The documentary stamp tax is an excise tax on the transfer of real estate, and it is typically paid by the seller in Florida. In most counties, the rate is $0.70 per $100 of the sale price. For example, a $1 million sale results in a $7,000 tax. This is a mandatory part of the closing costs for seller in Florida and is collected at the time the deed is recorded to fund state infrastructure.
How do I calculate the capital gains on my Florida property?
To calculate your capital gain, subtract your adjusted cost basis and selling expenses from the final sale price. Your adjusted basis includes the original purchase price plus major capital improvements like a new roof or impact windows. Selling expenses include commissions, title insurance, and transfer taxes. The resulting figure is your realized gain, which is then reduced by any applicable Section 121 exclusions to determine your total taxable profit.
Are home improvements tax deductible when I sell my house?
Home improvements aren't directly deductible as expenses, but they increase your property's cost basis, which legally lowers your taxable gain. It's vital to distinguish between a repair, which is routine maintenance, and an improvement, which adds permanent value. Replacing an entire HVAC system or remodeling a kitchen counts as an improvement. Keep all receipts for these projects to ensure you can prove a higher basis and reduce your federal tax bill during the sale.
What happens if I sell my Florida home at a loss?
If you sell your primary residence at a loss, you don't owe capital gains tax, but you generally cannot deduct the loss from your income. The IRS considers a loss on a personal residence a nondeductible personal expense. However, if the property was a dedicated investment or rental, you might be able to claim a capital loss to offset other investment gains. Always consult a tax professional to see how a loss impacts your specific portfolio.
Does the capital gains tax exclusion apply to foreign nationals selling Florida property?
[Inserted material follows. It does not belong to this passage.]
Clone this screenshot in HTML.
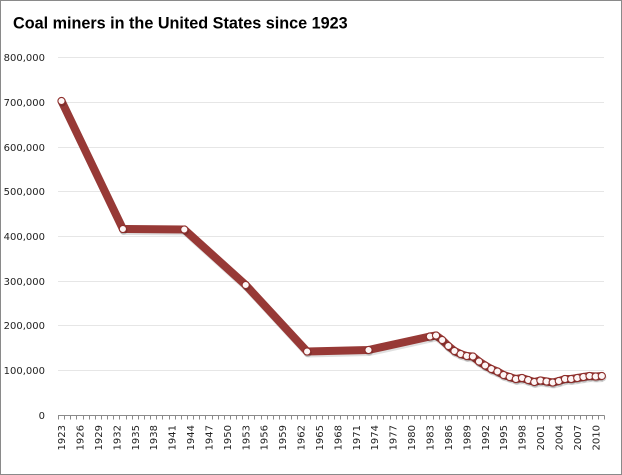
<!DOCTYPE html>
<html>
<head>
<meta charset="utf-8">
<style>
html,body{margin:0;padding:0;background:#fff;}
svg{display:block;}
</style>
</head>
<body>
<svg width="622" height="475" viewBox="0 0 622 475" xmlns="http://www.w3.org/2000/svg">
<rect x="0.5" y="0.5" width="621" height="474" fill="#fff" stroke="#8a8a8a" stroke-width="1"/>
<text x="13" y="28.5" font-family="Liberation Sans, Arial, sans-serif" font-weight="bold" font-size="16.2" fill="#000">Coal miners in the United States since 1923</text>

<!-- gridlines -->
<g stroke="#e6e6e6" stroke-width="1">
<line x1="58" y1="57.5" x2="604" y2="57.5"/>
<line x1="58" y1="102.5" x2="604" y2="102.5"/>
<line x1="58" y1="147.5" x2="604" y2="147.5"/>
<line x1="58" y1="191.5" x2="604" y2="191.5"/>
<line x1="58" y1="236.5" x2="604" y2="236.5"/>
<line x1="58" y1="281.5" x2="604" y2="281.5"/>
<line x1="58" y1="325.5" x2="604" y2="325.5"/>
<line x1="58" y1="370.5" x2="604" y2="370.5"/>
</g>

<!-- y labels -->
<g font-family="DejaVu Sans, Verdana, sans-serif" font-size="10" fill="#222" text-anchor="end">
<text x="45" y="61">800,000</text>
<text x="45" y="106">700,000</text>
<text x="45" y="151">600,000</text>
<text x="45" y="195">500,000</text>
<text x="45" y="240">400,000</text>
<text x="45" y="285">300,000</text>
<text x="45" y="329">200,000</text>
<text x="45" y="374">100,000</text>
<text x="45" y="419">0</text>
</g>

<!-- axis -->
<line x1="58" y1="415.5" x2="604.5" y2="415.5" stroke="#8a8a8a" stroke-width="1"/>
<g id="ticks" stroke="#8a8a8a" stroke-width="1"></g>
<g id="xlabels" font-family="DejaVu Sans, Verdana, sans-serif" font-size="10" fill="#222"></g>

<!-- series -->
<g id="series"></g>

<script>
(function(){
  var ns="http://www.w3.org/2000/svg";
  var x0=61.5, w=6.14;
  function X(yr){return x0+(yr-1923)*w;}
  var ticks=document.getElementById('ticks');
  for(var i=0;i<=89;i++){
    var tx=Math.round(58+i*w)+0.5;
    var l=document.createElementNS(ns,'line');
    l.setAttribute('x1',tx);l.setAttribute('x2',tx);
    l.setAttribute('y1',415.5);l.setAttribute('y2',419.5);
    ticks.appendChild(l);
  }
  var xl=document.getElementById('xlabels');
  for(var yr=1923;yr<=2010;yr+=3){
    var t=document.createElementNS(ns,'text');
    var cx=X(yr)+3.6, cy=425;
    t.setAttribute('x',0);t.setAttribute('y',0);
    t.setAttribute('text-anchor','end');
    t.setAttribute('transform','translate('+cx.toFixed(2)+','+cy+') rotate(-90)');
    t.textContent=yr;
    xl.appendChild(t);
  }
  var data=[[1923,101],[1933,229],[1943,229.5],[1953,285],[1963,351.5],[1973,350],
  [1983,336.5],[1984,335.5],[1985,340],[1986,346],[1987,351],[1988,354],[1989,356],[1990,356.5],
  [1991,361.5],[1992,365.5],[1993,369],[1994,371.5],[1995,375],[1996,377],[1997,379],[1998,378],
  [1999,380],[2000,382],[2001,380.5],[2002,381.5],[2003,382.5],[2004,381],[2005,379],[2006,379],
  [2007,378],[2008,377],[2009,376],[2010,376.5],[2011,376]];
  var s=document.getElementById('series');
  var pts=data.map(function(d){return X(d[0]).toFixed(2)+','+d[1];}).join(' ');
  var sh=document.createElementNS(ns,'polyline');
  sh.setAttribute('points',pts);sh.setAttribute('fill','none');
  sh.setAttribute('stroke','#000');sh.setAttribute('stroke-opacity','0.12');
  sh.setAttribute('stroke-width','8');sh.setAttribute('stroke-linejoin','round');
  sh.setAttribute('transform','translate(1,2)');
  s.appendChild(sh);
  var pl=document.createElementNS(ns,'polyline');
  pl.setAttribute('points',pts);pl.setAttribute('fill','none');
  pl.setAttribute('stroke','#973936');pl.setAttribute('stroke-width','8');
  pl.setAttribute('stroke-linejoin','round');
  s.appendChild(pl);
  data.forEach(function(d){
    var c=document.createElementNS(ns,'circle');
    c.setAttribute('cx',(X(d[0])+0.6).toFixed(2));c.setAttribute('cy',d[1]+1.5);c.setAttribute('r',4);
    c.setAttribute('fill','#000');c.setAttribute('fill-opacity','0.18');
    s.appendChild(c);
  });
  data.forEach(function(d){
    var c=document.createElementNS(ns,'circle');
    c.setAttribute('cx',X(d[0]).toFixed(2));c.setAttribute('cy',d[1]);c.setAttribute('r',3.6);
    c.setAttribute('fill','#fdf6f6');c.setAttribute('stroke','#8e2f2c');c.setAttribute('stroke-width','1.1');
    s.appendChild(c);
  });
})();
</script>
</svg>
</body>
</html>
Foreign nationals can qualify for the capital gains exclusion if they meet the same residency requirements as U.S. citizens, but they are also subject to FIRPTA withholding. The Foreign Investment in Real Property Tax Act requires the buyer to withhold a percentage of the sale price, typically 15%, to ensure the IRS receives any taxes owed. While the exclusion might eventually reduce your tax to zero, the initial withholding remains a mandatory part of the transaction process.